The Secretary of State for Defence (Mr. Bob Ainsworth): It was very important that we debated Afghanistan today, particularly with the losses that we have been suffering in recent days. I do not disagree that there is a need for regular debates: I arranged a briefing from the military on Tuesday, so that we could have a briefing before the recess. We shall try to ensure that we have debates as regularly as possible.

We all need to be focused on understanding what our people are doing in Afghanistan. I understand the importance of ensuring the widest possible cross-party support. With all the talk that there has rightly been about material support for our forces to do the job we ask them to do, let us not forget the need for moral support as well.

Our armed forces are the best of the best: professional, skilled, determined and courageous. As many Members of the House have today, I want to add my tribute to the fallen: their sacrifice must never be forgotten, and neither should we forget the sacrifice of those who return with life-changing injuries, whether physical or mental. They must and will receive the support that they need. We owe it to all those who have fallen, to those who have suffered, and to the entire nation, to explain why the sacrifice is being made.
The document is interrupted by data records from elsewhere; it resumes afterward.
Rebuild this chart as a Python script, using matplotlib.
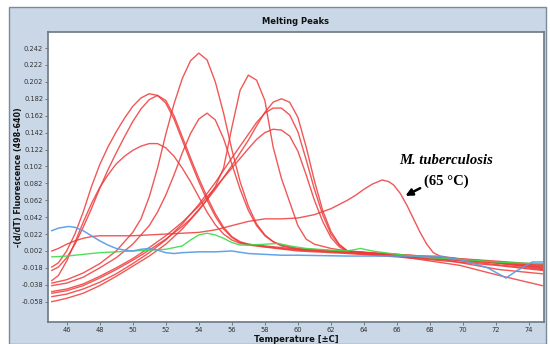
import matplotlib
matplotlib.use("Agg")
import matplotlib.pyplot as plt
from matplotlib import font_manager
from matplotlib.patches import Rectangle

# melting peak curves, waardes
t_a = [45.1, 45.5, 46.0, 46.5, 47.0, 47.5, 48.0, 48.5, 49.0, 49.5, 50.0, 50.5, 51.0, 51.5, 52.0, 52.5, 53.0, 53.5, 54.0, 54.5, 55.0, 55.5, 56.0, 56.5, 57.0, 58.0, 60.0, 63.0, 66.0, 69.0, 72.0, 74.8]
v_a = [-0.017, -0.012, 0.002, 0.022, 0.048, 0.078, 0.104, 0.125, 0.143, 0.159, 0.173, 0.183, 0.188, 0.186, 0.177, 0.158, 0.133, 0.108, 0.084, 0.062, 0.043, 0.028, 0.018, 0.012, 0.010, 0.007, 0.003, 0.000, -0.004, -0.008, -0.012, -0.017]

t_b = [45.1, 45.5, 46.0, 46.5, 47.0, 47.5, 48.0, 48.5, 49.0, 49.5, 50.0, 50.5, 51.0, 51.5, 52.0, 52.5, 53.0, 53.5, 54.0, 54.5, 55.0, 55.5, 56.0, 56.5, 57.0, 58.0, 60.0, 63.0, 66.0, 69.0, 72.0, 74.8]
v_b = [-0.021, -0.017, -0.006, 0.010, 0.030, 0.052, 0.076, 0.098, 0.118, 0.137, 0.155, 0.170, 0.181, 0.186, 0.180, 0.162, 0.137, 0.112, 0.088, 0.066, 0.046, 0.030, 0.019, 0.013, 0.010, 0.008, 0.004, 0.001, -0.003, -0.007, -0.011, -0.015]

t_c = [45.1, 45.5, 46.0, 46.5, 47.0, 47.5, 48.0, 48.5, 49.0, 49.5, 50.0, 50.5, 51.0, 51.5, 52.0, 52.5, 53.0, 53.5, 54.0, 54.5, 55.0, 55.5, 56.0, 56.5, 57.0, 60.0, 63.0, 66.0, 69.0, 72.0, 74.8]
v_c = [-0.033, -0.027, -0.010, 0.012, 0.036, 0.058, 0.077, 0.092, 0.105, 0.114, 0.121, 0.126, 0.129, 0.129, 0.124, 0.114, 0.100, 0.084, 0.066, 0.048, 0.033, 0.022, 0.015, 0.011, 0.009, 0.002, -0.001, -0.005, -0.010, -0.015, -0.021]

t_d = [45.1, 46.0, 47.0, 48.0, 49.0, 50.0, 50.5, 51.0, 51.5, 52.0, 52.5, 53.0, 53.5, 54.0, 54.5, 55.0, 55.5, 56.0, 56.5, 57.0, 57.5, 58.0, 58.5, 59.0, 60.0, 63.0, 66.0, 69.8, 72.2, 74.8]
v_d = [-0.036, -0.032, -0.024, -0.013, 0.002, 0.024, 0.040, 0.066, 0.100, 0.140, 0.176, 0.206, 0.227, 0.236, 0.228, 0.202, 0.165, 0.122, 0.084, 0.055, 0.034, 0.021, 0.013, 0.008, 0.004, 0.000, -0.004, -0.015, -0.027, -0.039]

t_e = [45.1, 46.0, 47.0, 48.0, 49.0, 50.0, 51.0, 51.5, 52.0, 52.5, 53.0, 53.5, 54.0, 54.5, 55.0, 55.5, 56.0, 56.5, 57.0, 57.5, 58.0, 58.5, 59.0, 60.0, 63.0, 66.0, 69.0, 72.0, 74.8]
v_e = [-0.039, -0.036, -0.029, -0.018, -0.006, 0.010, 0.032, 0.048, 0.068, 0.092, 0.118, 0.141, 0.158, 0.165, 0.157, 0.135, 0.105, 0.075, 0.050, 0.032, 0.020, 0.013, 0.009, 0.005, 0.001, -0.003, -0.007, -0.012, -0.019]

t_f = [45.1, 46.0, 47.0, 48.0, 49.0, 50.0, 51.0, 52.0, 53.0, 53.5, 54.0, 54.5, 55.0, 55.5, 56.0, 56.5, 57.0, 57.5, 58.0, 58.5, 59.0, 59.5, 60.0, 60.5, 61.0, 62.0, 63.0, 66.0, 69.0, 72.0, 74.8]
v_f = [-0.048, -0.045, -0.039, -0.030, -0.020, -0.009, 0.003, 0.016, 0.031, 0.040, 0.051, 0.063, 0.078, 0.100, 0.148, 0.192, 0.210, 0.204, 0.180, 0.125, 0.088, 0.060, 0.032, 0.016, 0.010, 0.005, 0.002, -0.002, -0.006, -0.010, -0.014]

t_g = [45.1, 46.0, 47.0, 48.0, 49.0, 50.0, 51.0, 52.0, 53.0, 54.0, 55.0, 56.0, 57.0, 57.5, 58.0, 58.5, 59.0, 59.5, 60.0, 60.5, 61.0, 61.5, 62.0, 62.5, 63.0, 66.0, 69.0, 72.0, 74.8]
v_g = [-0.058, -0.054, -0.048, -0.039, -0.028, -0.016, -0.004, 0.010, 0.028, 0.050, 0.075, 0.103, 0.133, 0.150, 0.166, 0.178, 0.182, 0.178, 0.160, 0.125, 0.085, 0.050, 0.025, 0.010, 0.002, -0.003, -0.008, -0.014, -0.020]

t_h = [45.1, 46.0, 47.0, 48.0, 49.0, 50.0, 51.0, 52.0, 53.0, 54.0, 55.0, 56.0, 57.0, 57.5, 58.0, 58.5, 59.0, 59.5, 60.0, 60.5, 61.0, 61.5, 62.0, 62.5, 63.0, 66.0, 69.0, 72.2, 74.8]
v_h = [-0.052, -0.049, -0.043, -0.035, -0.025, -0.013, 0.000, 0.015, 0.034, 0.057, 0.083, 0.112, 0.140, 0.154, 0.165, 0.171, 0.171, 0.163, 0.143, 0.110, 0.075, 0.045, 0.022, 0.009, 0.002, -0.004, -0.009, -0.020, -0.025]

t_i = [45.1, 46.0, 47.0, 48.0, 49.0, 50.0, 51.0, 52.0, 53.0, 54.0, 55.0, 56.0, 57.0, 57.5, 58.0, 58.5, 59.0, 59.5, 60.0, 60.5, 61.0, 61.5, 62.0, 62.5, 63.0, 66.0, 69.0, 72.0, 74.8]
v_i = [-0.046, -0.043, -0.037, -0.028, -0.018, -0.007, 0.006, 0.020, 0.036, 0.055, 0.077, 0.100, 0.123, 0.134, 0.142, 0.146, 0.145, 0.138, 0.120, 0.092, 0.062, 0.037, 0.018, 0.007, 0.001, -0.002, -0.006, -0.011, -0.016]

# M. tuberculosis curve (piek bij 65 C)
t_mtb = [45.1, 45.5, 46.0, 46.5, 47.0, 47.5, 48.0, 49.0, 50.0, 51.0, 52.0, 53.0, 54.0, 55.0, 56.0, 57.0, 58.0, 59.0, 60.0, 61.0, 62.0, 63.0, 63.5, 64.0, 64.5, 65.1, 65.5, 65.8, 66.2, 66.6, 67.0, 67.4, 67.8, 68.2, 68.6, 70.0, 72.0, 74.8]
v_mtb = [0.002, 0.005, 0.010, 0.014, 0.017, 0.019, 0.020, 0.020, 0.020, 0.021, 0.022, 0.023, 0.024, 0.027, 0.032, 0.037, 0.040, 0.040, 0.041, 0.045, 0.052, 0.062, 0.068, 0.075, 0.081, 0.086, 0.084, 0.080, 0.070, 0.056, 0.040, 0.024, 0.010, 0.000, -0.004, -0.008, -0.012, -0.018]

t_blue = [45.1, 45.5, 46.1, 46.5, 47.0, 47.5, 48.0, 48.5, 49.0, 49.5, 50.0, 50.5, 51.0, 51.5, 52.0, 52.5, 53.0, 54.0, 55.0, 56.0, 57.0, 58.0, 59.0, 60.0, 63.0, 65.0, 68.5, 70.0, 71.5, 72.6, 73.2, 74.2, 74.8]
v_blue = [0.026, 0.029, 0.031, 0.030, 0.026, 0.020, 0.014, 0.009, 0.005, 0.003, 0.002, 0.004, 0.005, 0.003, 0.000, -0.001, 0.000, 0.001, 0.001, 0.002, -0.001, -0.002, -0.003, -0.003, -0.004, -0.004, -0.004, -0.009, -0.018, -0.030, -0.022, -0.011, -0.011]

t_green = [45.1, 46.0, 47.0, 48.0, 49.0, 50.0, 51.0, 52.0, 52.5, 53.0, 53.5, 54.0, 54.5, 55.0, 55.5, 56.0, 56.5, 57.0, 58.0, 58.8, 59.5, 60.5, 62.0, 63.0, 63.8, 64.5, 66.0, 68.0, 70.0, 72.0, 73.0, 74.8]
v_green = [-0.005, -0.004, -0.002, 0.000, 0.001, 0.002, 0.003, 0.004, 0.006, 0.008, 0.015, 0.021, 0.023, 0.021, 0.017, 0.012, 0.009, 0.009, 0.010, 0.011, 0.008, 0.005, 0.003, 0.002, 0.005, 0.002, -0.002, -0.006, -0.008, -0.011, -0.012, -0.013]

rode_curves = [(t_a, v_a), (t_b, v_b), (t_c, v_c), (t_d, v_d), (t_e, v_e),
               (t_f, v_f), (t_g, v_g), (t_h, v_h), (t_i, v_i), (t_mtb, v_mtb)]

y_ticks = [-0.058, -0.038, -0.018, 0.002, 0.022, 0.042, 0.062, 0.082, 0.102,
           0.122, 0.142, 0.162, 0.182, 0.202, 0.222, 0.242]
x_ticks = list(range(46, 75, 2))

# smal (niet vet) lettertype zoeken voor de as-labels
smal = None
for f in font_manager.fontManager.ttflist:
    gewicht = f.weight if isinstance(f.weight, int) else 400
    smal_genoeg = "Narrow" in f.name or f.stretch in ("condensed", "semi-condensed")
    if smal_genoeg and gewicht <= 400 and f.style == "normal":
        smal = f
        break
if smal is not None:
    tick_fp = font_manager.FontProperties(fname=smal.fname, size=5.3)
else:
    tick_fp = font_manager.FontProperties(family="DejaVu Sans", size=4.8)

W, H = 550, 344
fig = plt.figure(figsize=(W / 100, H / 100), dpi=100)
fig.patch.set_facecolor("white")

# lichtblauw paneel achter de grafiek
paneel = Rectangle((9 / W, 0), 537 / W, 1 - 7 / H, transform=fig.transFigure,
                   facecolor="#c9d7e6", edgecolor="#7d8a98", linewidth=1.0, zorder=-5)
fig.patches.append(paneel)

ax = fig.add_axes([48 / W, 1 - 322 / H, (544 - 48) / W, (322 - 32) / H])
ax.set_zorder(2)
ax.set_facecolor("white")

for t, v in rode_curves:
    ax.plot(t, v, color="#ee3a3a", linewidth=1.0, alpha=0.85)
ax.plot(t_green, v_green, color="#3ddc4a", linewidth=1.0, alpha=0.9)
ax.plot(t_blue, v_blue, color="#5b9fe8", linewidth=1.1, alpha=0.95)

ax.set_xlim(44.87, 74.9)
ax.set_ylim(-0.082, 0.261)

ax.set_yticks(y_ticks)
ax.set_yticklabels([f"{v:.3f}" for v in y_ticks], color="#333333", fontproperties=tick_fp)
ax.set_xticks(x_ticks)
ax.set_xticklabels([str(x) for x in x_ticks], color="#333333", fontproperties=tick_fp)
ax.tick_params(length=2, width=0.6, color="#666666", pad=1.5)
for s in ax.spines.values():
    s.set_color("#6b7784")
    s.set_linewidth(1.2)

fig.text(296 / W, 1 - 22 / H, "Melting Peaks", ha="center", va="center",
         fontsize=6, fontweight="bold", color="#111111")
fig.text(19 / W, 1 - 177 / H, "-(d/dT) Fluorescence (498-640)", ha="center", va="center",
         rotation=90, fontsize=5.8, fontweight="bold", color="#111111")
fig.text(296 / W, 1 - 339 / H, "Temperature [\u00b1C]", ha="center", va="center",
         fontsize=6, fontweight="bold", color="#111111")

ax.text(69.0, 0.1095, "M. tuberculosis", ha="center", va="center", fontsize=10.5,
        family="Liberation Serif", style="italic", fontweight="bold")
ax.text(69.0, 0.0846, "(65 \u00b0C)", ha="center", va="center", fontsize=10.5,
        family="Liberation Serif", fontweight="bold")
ax.annotate("", xy=(66.36, 0.0657), xytext=(67.55, 0.0778),
            arrowprops=dict(arrowstyle="-|>", color="black", lw=1.8, mutation_scale=10))

fig.savefig("out.png", dpi=100)
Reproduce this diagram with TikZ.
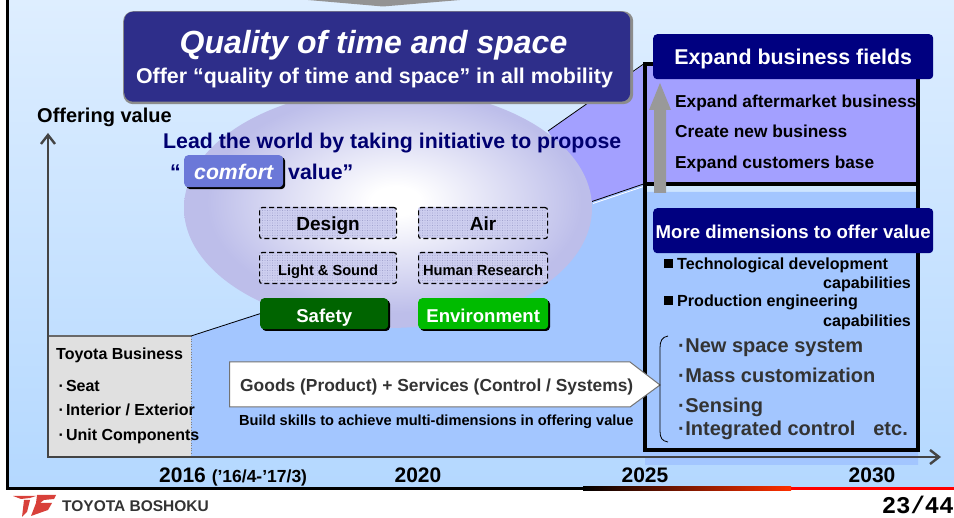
\documentclass[tikz,border=0pt]{standalone}
\usepackage{fontspec}
\setmainfont{Liberation Sans}
\newfontfamily\monof{Liberation Mono}
\usetikzlibrary{arrows.meta,patterns.meta,calc}
\definecolor{bgtop}{HTML}{DEEEFF}
\definecolor{bgbot}{HTML}{B4D8FF}
\definecolor{zoneblue}{HTML}{A3C6FF}
\definecolor{zonepurple}{HTML}{A3A0FF}
\definecolor{ell}{HTML}{BDBEEA}
\definecolor{mainbox}{HTML}{2E2E8A}
\definecolor{navy}{HTML}{000080}
\definecolor{lead}{HTML}{000070}
\definecolor{comf}{HTML}{6B78D8}
\definecolor{dark}{HTML}{006400}
\definecolor{bright}{HTML}{00BB00}
\definecolor{grayish}{HTML}{333333}
\definecolor{axisc}{HTML}{444444}
\definecolor{tbfill}{HTML}{E0E0E0}
\definecolor{logored}{HTML}{D8403A}
\definecolor{endred}{HTML}{FF3000}
\pgfdeclareradialshading{ellshade}{\pgfpoint{1bp}{1.5bp}}{color(0bp)=(white); color(3bp)=(white); color(23bp)=(ell); color(100bp)=(ell)}
\newcommand{\fs}[1]{\fontsize{#1}{#1}\selectfont\bfseries}
\tikzset{
  lbl/.style={inner sep=0pt,anchor=base west,text=black},
  hdrbox/.style={fill=navy,rounded corners=4pt,text=white,minimum width=280pt,minimum height=45pt,inner sep=0pt,anchor=north west,text height=15pt,text depth=0pt},
  greenbox/.style={rounded corners=4pt,text=white,minimum height=31pt,minimum width=128pt,inner sep=0pt,anchor=north west,text height=17pt,text depth=0pt,node font=\fs{18.6}},
  axisline/.style={draw=axisc,line width=2.4pt,-{Straight Barb[length=9pt,width=14pt]}},
  thin1/.style={draw=black,line width=0.8pt},
  yeartxt/.style={inner sep=0pt,anchor=base,node font=\fs{21}},
  itemtxt/.style={lbl,text=grayish,node font=\fs{20}},
  captxt/.style={lbl,node font=\fs{16.1}},
}
\begin{document}
\begin{tikzpicture}[x=1pt,y=-1pt]
\useasboundingbox (0,0) rectangle (954,518);
% background
\shade[top color=bgtop,bottom color=bgbot] (9,0) rectangle (954,487);
\fill[black] (6,0) rectangle (9,490);
% footer lines
\fill[black] (9,487) rectangle (583,490);
\shade[left color=black,right color=endred] (583,487) rectangle (791,491);
\fill[red] (791,487) rectangle (954,490);
% top arrow
\fill[gray!85] (308,0) -- (460,0) -- (383,6.5) -- cycle;
% zones
\fill[zoneblue] (191,336) -- (260,313) -- (592,202) -- (645,184) -- (645,192) -- (918,192) -- (918,465) -- (645,465) -- (645,456) -- (191,456) -- cycle;
\fill[zonepurple] (548,131) -- (645,64) -- (918,64) -- (918,184) -- (645,184) -- (592,202) -- cycle;
\draw[white,line width=0.8pt] (593,203.5) -- (645,186);
\draw[thin1] (592,201.5) -- (645,183.5);
\draw[thin1] (548,131) -- (645,63);
% ellipse
\shade[shading=ellshade] (388,208) ellipse [x radius=204,y radius=120];
% toyota business
\fill[tbfill] (48,336) rectangle (191,456);
\draw[gray,line width=0.6pt,dotted] (191,336) -- (191,456);
\draw[draw=axisc!80,line width=1.2pt] (48,336) -- (191,336);
% axes
\coordinate (orig) at (47,457);
\coordinate (ytip) at (48,133);
\coordinate (xtip) at (941,457);
\draw[axisline] (48,458) -- (ytip);
\draw[axisline] (orig) -- (xtip);
% frame
\draw[black,line width=4pt] (645,64) rectangle (918,450);
\draw[black,line width=4pt] (645,184.5) -- (920,184.5);
% gray arrow
\fill[gray!80] (654,193) -- (654,110) -- (649,110) -- (660,83) -- (671,110) -- (666,110) -- (666,193) -- cycle;
% main box
\node[fill=gray!90,rounded corners=10pt,minimum width=510pt,minimum height=93pt,anchor=north west,inner sep=0pt] (mainshadow) at (123,11) {};
\node[fill=mainbox,rounded corners=9pt,minimum width=506pt,minimum height=90pt,anchor=north west,inner sep=0pt] (main) at (124,11.5) {};
\node[inner sep=0pt,anchor=base,text=white,node font=\fontsize{32}{32}\selectfont\bfseries\itshape] (t1) at (373.5,54) {Quality of time and space};
\node[inner sep=0pt,anchor=base,text=white,node font=\fs{21.4}] (t2) at (374.5,84) {Offer “quality of time and space” in all mobility};
% labels
\node[lbl,node font=\fs{20}] (ov) at (37,123) {Offering value};
\node[lbl,text=lead,node font=\fs{21.3}] (lead1) at (163,149) {Lead the world by taking initiative to propose};
\node[lbl,text=lead,node font=\fs{21.3}] (q1) at (170,180) {“};
\node[fill=black,rounded corners=4pt,minimum width=99pt,minimum height=32pt,anchor=north west,inner sep=0pt] (comfs) at (186,157) {};
\node[fill=comf,rounded corners=4pt,minimum width=99pt,minimum height=32pt,anchor=north west,inner sep=0pt,text=white,text height=17pt,text depth=0pt,node font=\fontsize{21.2}{21.2}\selectfont\bfseries\itshape] (comf) at (184,155) {comfort};
\node[lbl,text=lead,node font=\fs{21.3}] (val) at (288,180) {value”};
% dashed boxes
\foreach \nm/\x/\y/\w/\txt/\sz in {design/259/207/137/Design/19,air/418/207/129/Air/19,light/259/252/137/Light \& Sound/14.6,human/418/252/129/Human Research/14.7}{
  \fill[fill=ell!75!white,rounded corners=2.5pt] (\x,\y) rectangle ++(\w,31);
  \fill[pattern={Dots[distance=2.5pt,radius=0.45pt]},pattern color=lead!45,rounded corners=2.5pt] (\x,\y) rectangle ++(\w,31);
  \node[draw=black,line width=1.2pt,dash pattern=on 5pt off 3pt,rounded corners=2.5pt,minimum height=31pt,minimum width=\w pt,inner sep=0pt,anchor=north west,text height=14pt,text depth=0pt,node font=\fs{\sz}] (\nm) at (\x,\y) {\txt};
}
% green boxes
\fill[black,rounded corners=4pt] (262,300) rectangle ++(128,31);
\fill[black,rounded corners=4pt] (420,300) rectangle ++(130,31);
\node[greenbox,fill=dark] (safety) at (260,298) {Safety};
\node[greenbox,fill=bright,minimum width=130pt] (env) at (418,298) {Environment};
\coordinate (tbcorner) at (191,336);
\draw[thin1] (tbcorner) -- (safety.west);
% toyota business text
\node[lbl,node font=\fs{16}] (tb) at (56,360) {Toyota Business};
\node[lbl,node font=\fs{16}] (tb1) at (58.5,392) {·\hspace{2pt}Seat};
\node[lbl,node font=\fs{16}] (tb2) at (58.5,416) {·\hspace{2pt}Interior / Exterior};
\node[lbl,node font=\fs{16}] (tb3) at (58.5,441) {·\hspace{2pt}Unit Components};
% goods arrow
\draw[fill=white,draw=gray!90!black,line width=1pt] (229.5,362) -- (630,362) -- (660,385) -- (630,407) -- (229.5,407) -- cycle;
\node[lbl,text=grayish,node font=\fs{17.4}] (goods) at (240,392) {Goods (Product) + Services (Control / Systems)};
\node[lbl,node font=\fs{14.6}] (skills) at (239,426) {Build skills to achieve multi-dimensions in offering value};
% right column
\node[hdrbox] (h1) at (653,34) {\fs{21.4}Expand business fields};
\node[hdrbox] (h2) at (653,208) {\fs{18.6}More dimensions to offer value};
\node[lbl,node font=\fs{17.3}] (r1) at (675,108) {Expand aftermarket business};
\node[lbl,node font=\fs{17.3}] (r2) at (675,138) {Create new business};
\node[lbl,node font=\fs{17.3}] (r3) at (675,169) {Expand customers base};
\fill[black] (664,259) rectangle (673,268);
\fill[black] (664,296) rectangle (673,305);
\node[captxt] (c1) at (677,270) {Technological development};
\node[captxt] (c2) at (823,289) {capabilities};
\node[captxt] (c3) at (677,307) {Production engineering};
\node[captxt] (c4) at (823,327) {capabilities};
\draw[black,line width=0.8pt] (668,336) .. controls (662,337) and (660,341) .. (660,348) -- (660,431) .. controls (660,438) and (662,441) .. (668,442);
\node[itemtxt] (i1) at (678,353) {·\hspace{0.5pt}New space system};
\node[itemtxt] (i2) at (678,383) {·\hspace{0.5pt}Mass customization};
\node[itemtxt] (i3) at (678,413) {·\hspace{0.5pt}Sensing};
\node[itemtxt] (i4) at (678,436) {·\hspace{0.5pt}Integrated control\hspace{18pt}etc.};
% years
\node[lbl,node font=\fs{21}] (y16) at (159,483) {2016 \fs{17.5}(’16/4-’17/3)};
\node[yeartxt] (y20) at (418,483) {2020};
\node[yeartxt] (y25) at (645,483) {2025};
\node[yeartxt] (y30) at (872,483) {2030};
% footer
\fill[logored] (13,496) -- (36,496) -- (30,498) -- (21,499) -- cycle;
\fill[logored] (37,495) -- (56,495) -- (54,499) -- (44,500) -- (40,503) -- (52,503) -- (48,510) -- (31,516) -- (36,503) -- cycle;
\fill[logored] (24,500) -- (30,500) -- (27,512) -- (22,517) -- cycle;
\node[lbl,text=grayish,node font=\fs{15.5}] (brand) at (62,512) {TOYOTA BOSHOKU};
\node[inner sep=0pt,anchor=base east,node font=\monof\fontsize{24}{24}\selectfont\bfseries] (page) at (954,514) {23/44};
\end{tikzpicture}
\end{document}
As the Foreign Secretary has said, we are operating in Afghanistan to protect our national security. We are fighting the Taliban to prevent al-Qaeda, and the terrorists whom they bring, from returning to Afghanistan and threatening us directly. For Britain to be secure, Afghanistan needs to be secure. This is not just about the UK's national security; 42 nations are taking part in one of the widest ever international coalitions, and it is about their national security too. The international community has a joint strategy for success, not just a military strategy but a comprehensive strategy for governance, development and reconstruction.